> _Work to complete_
Copy all of the material word for word, except for the pictures.

--- begin Input for this task ---

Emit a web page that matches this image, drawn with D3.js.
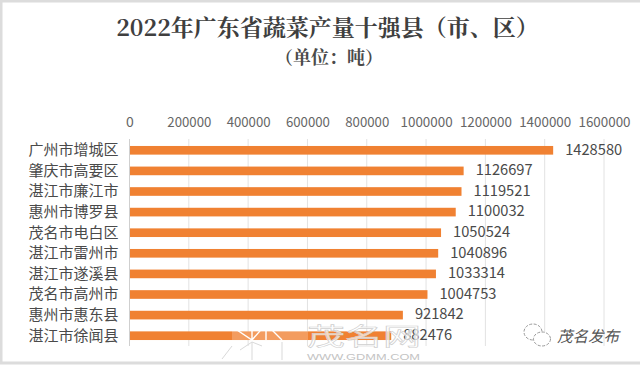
<!DOCTYPE html>
<html>
<head>
<meta charset="utf-8">
<script src="https://cdnjs.cloudflare.com/ajax/libs/d3/7.8.5/d3.min.js"></script>
<style>
html, body { margin: 0; padding: 0; background: #fff; }
svg { display: block; }
</style>
</head>
<body>
<script>
const counties = ["广州市增城区", "肇庆市高要区", "湛江市廉江市", "惠州市博罗县", "茂名市电白区", "湛江市雷州市", "湛江市遂溪县", "茂名市高州市", "惠州市惠东县", "湛江市徐闻县"];
const output = [1428580, 1126697, 1119521, 1100032, 1050524, 1040896, 1033314, 1004753, 921842, 882476];
const xTicks = [0, 200000, 400000, 600000, 800000, 1000000, 1200000, 1400000, 1600000];

const width = 640;
const height = 365;
const sans = "'Noto Sans CJK SC', sans-serif";
const serif = "'Noto Serif CJK SC', 'Noto Sans CJK SC', serif";
const barColor = "#f08132";
const textColor = "#4a4a4a";

const svg = d3.select("body").append("svg")
    .attr("width", width)
    .attr("height", height);

// 外枠 (上・左・下のみ)
svg.append("path")
    .attr("d", `M${width},1H1V${height - 2}H${width}`)
    .attr("fill", "none")
    .attr("stroke", "#dcdcdc")
    .attr("stroke-width", 3);

// タイトル
svg.append("text")
    .attr("x", 327.5).attr("y", 36)
    .attr("text-anchor", "middle")
    .attr("font-family", serif)
    .attr("font-size", 23)
    .attr("font-weight", 700)
    .attr("fill", "#3f3f3f")
    .text("2022年广东省蔬菜产量十强县（市、区）");
svg.append("text")
    .attr("x", 329).attr("y", 64)
    .attr("text-anchor", "middle")
    .attr("font-family", serif)
    .attr("font-size", 18)
    .attr("font-weight", 700)
    .attr("fill", "#4a4a4a")
    .text("（单位：吨）");

// スケール
const xScale = d3.scaleLinear().domain([0, 1600000]).range([129.5, 604]);
const yScale = d3.scaleBand().domain(counties).range([140, 346]).paddingInner(0.58).paddingOuter(0.29);

// 軸
const xAxis = d3.axisTop(xScale).tickValues(xTicks).tickFormat(d3.format("d")).tickSize(0).tickPadding(0);
const gx = svg.append("g")
    .attr("transform", "translate(0,127)")
    .call(xAxis);
gx.select(".domain").remove();
gx.selectAll("text")
    .attr("font-family", sans)
    .attr("font-size", 14)
    .attr("fill", "#666")
    .attr("textLength", d => d === 0 ? null : (d >= 1000000 ? 52 : 44))
    .attr("lengthAdjust", "spacingAndGlyphs");

// グリッド線
svg.append("g").selectAll("line")
    .data(xTicks)
    .join("line")
    .attr("x1", d => xScale(d)).attr("x2", d => xScale(d))
    .attr("y1", 139).attr("y2", 346)
    .attr("stroke", d => d === 0 ? "#cfcfcf" : "#e2e2e2")
    .attr("stroke-width", 1);

// 棒
svg.append("g").selectAll("rect")
    .data(output)
    .join("rect")
    .attr("x", xScale(0) + 0.5)
    .attr("y", (d, i) => yScale(counties[i]))
    .attr("width", d => xScale(d) - xScale(0) - 0.5)
    .attr("height", yScale.bandwidth())
    .attr("fill", barColor);

// カテゴリラベル
const yAxis = d3.axisLeft(yScale).tickSize(0).tickPadding(11);
const gy = svg.append("g")
    .attr("transform", `translate(${xScale(0)},0)`)
    .call(yAxis);
gy.select(".domain").remove();
gy.selectAll("text")
    .attr("font-family", sans)
    .attr("font-size", 15)
    .attr("fill", textColor);

// 値ラベル
svg.append("g").selectAll("text")
    .data(output)
    .join("text")
    .attr("x", d => xScale(d) + 12)
    .attr("y", (d, i) => yScale(counties[i]) + yScale.bandwidth() / 2 - 1)
    .attr("dy", "0.35em")
    .attr("font-family", sans)
    .attr("font-size", 15)
    .attr("fill", textColor)
    .attr("textLength", d => String(d).length * 8.15)
    .attr("lengthAdjust", "spacingAndGlyphs")
    .text(d => d);

// 透かしロゴ
const logo = svg.append("g")
    .attr("fill", "none")
    .attr("stroke", "#fff")
    .attr("stroke-width", 1.4);
logo.append("rect")
    .attr("x", 232).attr("y", 331).attr("width", 76).attr("height", 9)
    .attr("fill", "#fff").attr("fill-opacity", 0.22).attr("stroke", "none");
logo.append("path").attr("d", "M234,328L252,340L266,324L282,340M252,324V340M266,324V340");
logo.append("path")
    .attr("stroke", "#d9d9d9")
    .attr("stroke-width", 1)
    .attr("d", "M222,359L232,346M252,342V360M282,342V360M262,346L252,342L240,350");

// 透かし文字
svg.append("text")
    .attr("x", 307).attr("y", 345)
    .attr("font-family", sans)
    .attr("font-size", 24)
    .attr("textLength", 114)
    .attr("lengthAdjust", "spacingAndGlyphs")
    .attr("fill", "#fff")
    .attr("fill-opacity", 0.7)
    .attr("stroke", "#cfcfcf")
    .attr("stroke-width", 0.6)
    .text("茂名网");
svg.append("text")
    .attr("x", 307).attr("y", 360)
    .attr("font-family", "'Liberation Sans', sans-serif")
    .attr("font-size", 9.5)
    .attr("textLength", 113)
    .attr("lengthAdjust", "spacingAndGlyphs")
    .attr("fill", "#c4c4c4")
    .text("WWW.GDMM.COM");

// 微信アイコン
const wechat = svg.append("g")
    .attr("fill", "#fff")
    .attr("stroke", "#9a9a9a")
    .attr("stroke-width", 1)
    .attr("stroke-dasharray", "3 1.5");
wechat.append("ellipse").attr("cx", 533).attr("cy", 332).attr("rx", 9).attr("ry", 8);
wechat.append("ellipse").attr("cx", 542).attr("cy", 339).attr("rx", 8.5).attr("ry", 7);
svg.append("text")
    .attr("x", 557).attr("y", 342)
    .attr("font-family", sans)
    .attr("font-size", 15.5)
    .attr("font-style", "italic")
    .attr("fill", "#555")
    .text("茂名发布");
</script>
</body>
</html>
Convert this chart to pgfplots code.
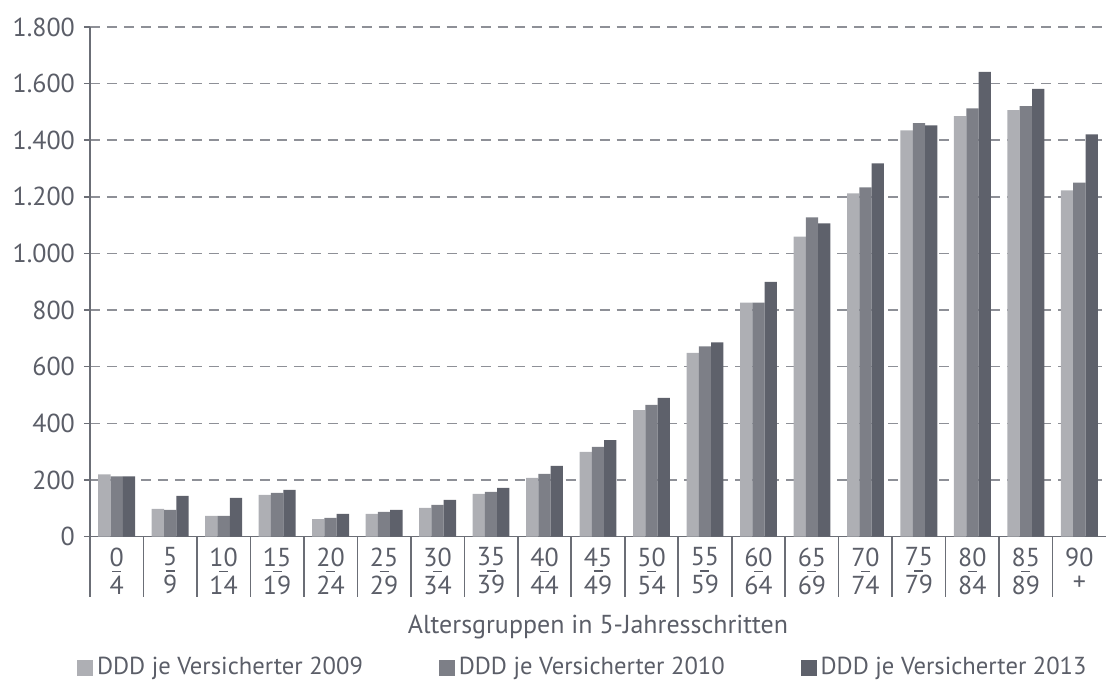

--- end Input for this task ---

> _Response to the task_
Emit a web page that matches this image, drawn with D3.js.
<!DOCTYPE html>
<html>
<head>
<meta charset="utf-8">
<script src="https://cdnjs.cloudflare.com/ajax/libs/d3/7.8.5/d3.min.js"></script>
<style>
html, body { margin: 0; padding: 0; background: #fff; }
svg { display: block; }
</style>
</head>
<body>
<script>
const counties = ["广州市增城区", "肇庆市高要区", "湛江市廉江市", "惠州市博罗县", "茂名市电白区", "湛江市雷州市", "湛江市遂溪县", "茂名市高州市", "惠州市惠东县", "湛江市徐闻县"];
const output = [1428580, 1126697, 1119521, 1100032, 1050524, 1040896, 1033314, 1004753, 921842, 882476];
const xTicks = [0, 200000, 400000, 600000, 800000, 1000000, 1200000, 1400000, 1600000];

const width = 640;
const height = 365;
const sans = "'Noto Sans CJK SC', sans-serif";
const serif = "'Noto Serif CJK SC', 'Noto Sans CJK SC', serif";
const barColor = "#f08132";
const textColor = "#4a4a4a";

const svg = d3.select("body").append("svg")
    .attr("width", width)
    .attr("height", height);

// 外枠 (上・左・下のみ)
svg.append("path")
    .attr("d", `M${width},1H1V${height - 2}H${width}`)
    .attr("fill", "none")
    .attr("stroke", "#dcdcdc")
    .attr("stroke-width", 3);

// タイトル
svg.append("text")
    .attr("x", 327.5).attr("y", 36)
    .attr("text-anchor", "middle")
    .attr("font-family", serif)
    .attr("font-size", 23)
    .attr("font-weight", 700)
    .attr("fill", "#3f3f3f")
    .text("2022年广东省蔬菜产量十强县（市、区）");
svg.append("text")
    .attr("x", 329).attr("y", 64)
    .attr("text-anchor", "middle")
    .attr("font-family", serif)
    .attr("font-size", 18)
    .attr("font-weight", 700)
    .attr("fill", "#4a4a4a")
    .text("（单位：吨）");

// スケール
const xScale = d3.scaleLinear().domain([0, 1600000]).range([129.5, 604]);
const yScale = d3.scaleBand().domain(counties).range([140, 346]).paddingInner(0.58).paddingOuter(0.29);

// 軸
const xAxis = d3.axisTop(xScale).tickValues(xTicks).tickFormat(d3.format("d")).tickSize(0).tickPadding(0);
const gx = svg.append("g")
    .attr("transform", "translate(0,127)")
    .call(xAxis);
gx.select(".domain").remove();
gx.selectAll("text")
    .attr("font-family", sans)
    .attr("font-size", 14)
    .attr("fill", "#666")
    .attr("textLength", d => d === 0 ? null : (d >= 1000000 ? 52 : 44))
    .attr("lengthAdjust", "spacingAndGlyphs");

// グリッド線
svg.append("g").selectAll("line")
    .data(xTicks)
    .join("line")
    .attr("x1", d => xScale(d)).attr("x2", d => xScale(d))
    .attr("y1", 139).attr("y2", 346)
    .attr("stroke", d => d === 0 ? "#cfcfcf" : "#e2e2e2")
    .attr("stroke-width", 1);

// 棒
svg.append("g").selectAll("rect")
    .data(output)
    .join("rect")
    .attr("x", xScale(0) + 0.5)
    .attr("y", (d, i) => yScale(counties[i]))
    .attr("width", d => xScale(d) - xScale(0) - 0.5)
    .attr("height", yScale.bandwidth())
    .attr("fill", barColor);

// カテゴリラベル
const yAxis = d3.axisLeft(yScale).tickSize(0).tickPadding(11);
const gy = svg.append("g")
    .attr("transform", `translate(${xScale(0)},0)`)
    .call(yAxis);
gy.select(".domain").remove();
gy.selectAll("text")
    .attr("font-family", sans)
    .attr("font-size", 15)
    .attr("fill", textColor);

// 値ラベル
svg.append("g").selectAll("text")
    .data(output)
    .join("text")
    .attr("x", d => xScale(d) + 12)
    .attr("y", (d, i) => yScale(counties[i]) + yScale.bandwidth() / 2 - 1)
    .attr("dy", "0.35em")
    .attr("font-family", sans)
    .attr("font-size", 15)
    .attr("fill", textColor)
    .attr("textLength", d => String(d).length * 8.15)
    .attr("lengthAdjust", "spacingAndGlyphs")
    .text(d => d);

// 透かしロゴ
const logo = svg.append("g")
    .attr("fill", "none")
    .attr("stroke", "#fff")
    .attr("stroke-width", 1.4);
logo.append("rect")
    .attr("x", 232).attr("y", 331).attr("width", 76).attr("height", 9)
    .attr("fill", "#fff").attr("fill-opacity", 0.22).attr("stroke", "none");
logo.append("path").attr("d", "M234,328L252,340L266,324L282,340M252,324V340M266,324V340");
logo.append("path")
    .attr("stroke", "#d9d9d9")
    .attr("stroke-width", 1)
    .attr("d", "M222,359L232,346M252,342V360M282,342V360M262,346L252,342L240,350");

// 透かし文字
svg.append("text")
    .attr("x", 307).attr("y", 345)
    .attr("font-family", sans)
    .attr("font-size", 24)
    .attr("textLength", 114)
    .attr("lengthAdjust", "spacingAndGlyphs")
    .attr("fill", "#fff")
    .attr("fill-opacity", 0.7)
    .attr("stroke", "#cfcfcf")
    .attr("stroke-width", 0.6)
    .text("茂名网");
svg.append("text")
    .attr("x", 307).attr("y", 360)
    .attr("font-family", "'Liberation Sans', sans-serif")
    .attr("font-size", 9.5)
    .attr("textLength", 113)
    .attr("lengthAdjust", "spacingAndGlyphs")
    .attr("fill", "#c4c4c4")
    .text("WWW.GDMM.COM");

// 微信アイコン
const wechat = svg.append("g")
    .attr("fill", "#fff")
    .attr("stroke", "#9a9a9a")
    .attr("stroke-width", 1)
    .attr("stroke-dasharray", "3 1.5");
wechat.append("ellipse").attr("cx", 533).attr("cy", 332).attr("rx", 9).attr("ry", 8);
wechat.append("ellipse").attr("cx", 542).attr("cy", 339).attr("rx", 8.5).attr("ry", 7);
svg.append("text")
    .attr("x", 557).attr("y", 342)
    .attr("font-family", sans)
    .attr("font-size", 15.5)
    .attr("font-style", "italic")
    .attr("fill", "#555")
    .text("茂名发布");
</script>
</body>
</html>
Convert this chart to pgfplots code.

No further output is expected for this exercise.